La mairesse assure que la création d’un bureau de réponse et d'atténuation de la chaleur a concentré les énergies de bien des gens. Ça a comblé un vide de gouvernance. Qui, dans une ville, est responsable de ce qui touche la chaleur?

Depuis, le service de voirie a entrepris de couvrir certaines rues d’un produit pour que l’asphalte réfléchisse la chaleur plutôt que de l’absorber. On considère aussi les différentes options de toits blancs et les meilleures façons de fournir de l’ombre aux passants.

Un cycliste passe près d'un cactus tombé au sol.
La vague de chaleur de l'été 2023 en Arizona contribue à la mort de ses célèbres cactus. Photo : Getty Images / Mario Tama

4. Les solutions de la science et de l’urbanisme
4. Les solutions de la science et de l’urbanisme

Les chaleurs extrêmes de l’été devraient pousser à l’action, lance Anna Bettis, de l'organisme Nature Conservancy, qui met en avant des solutions inspirées de la nature.
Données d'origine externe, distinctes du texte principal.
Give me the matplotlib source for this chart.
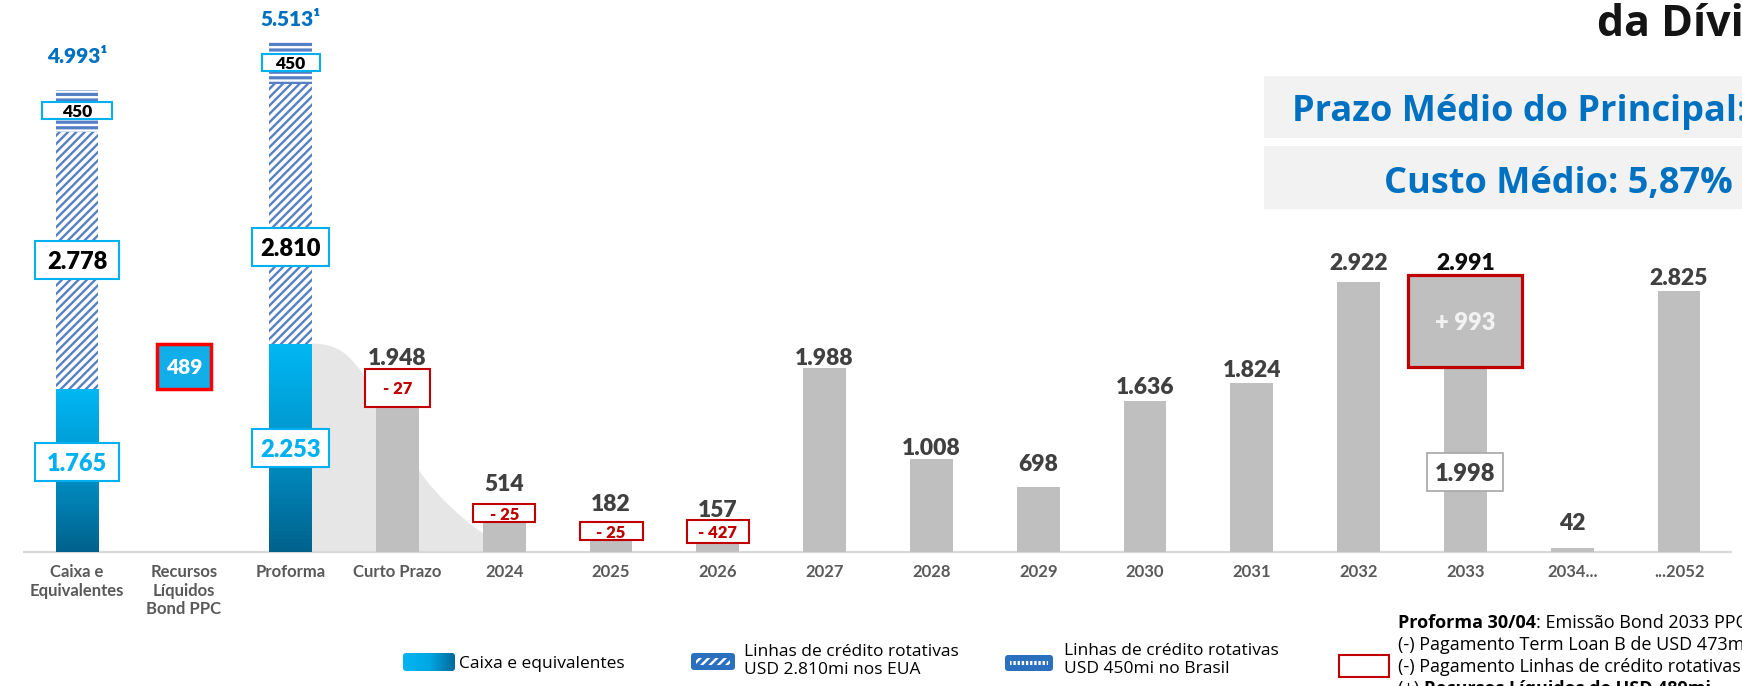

Comment peut-on dessiner nos quartiers pour qu’ils ne soient ni aussi chauds ni victimes de l’effet d’îlot de chaleur? Comment inciter les développeurs immobiliers à créer des bâtiments plus frais? Même chose pour les quartiers existants.

Anna Bettis croit qu’en utilisant les bonnes solutions, Phoenix peut devenir moins intolérable qu’aujourd’hui. Même si les étés sont appelés à être plus chauds. Nous avons le pouvoir de changer les choses, lance-t-elle.

L’environnementaliste cite des scénarios étudiés à l’Université de l’État d’Arizona, où beaucoup de chercheurs se penchent sur tout ce qui touche les températures extrêmes. Leurs travaux informent notamment l’administration de Phoenix.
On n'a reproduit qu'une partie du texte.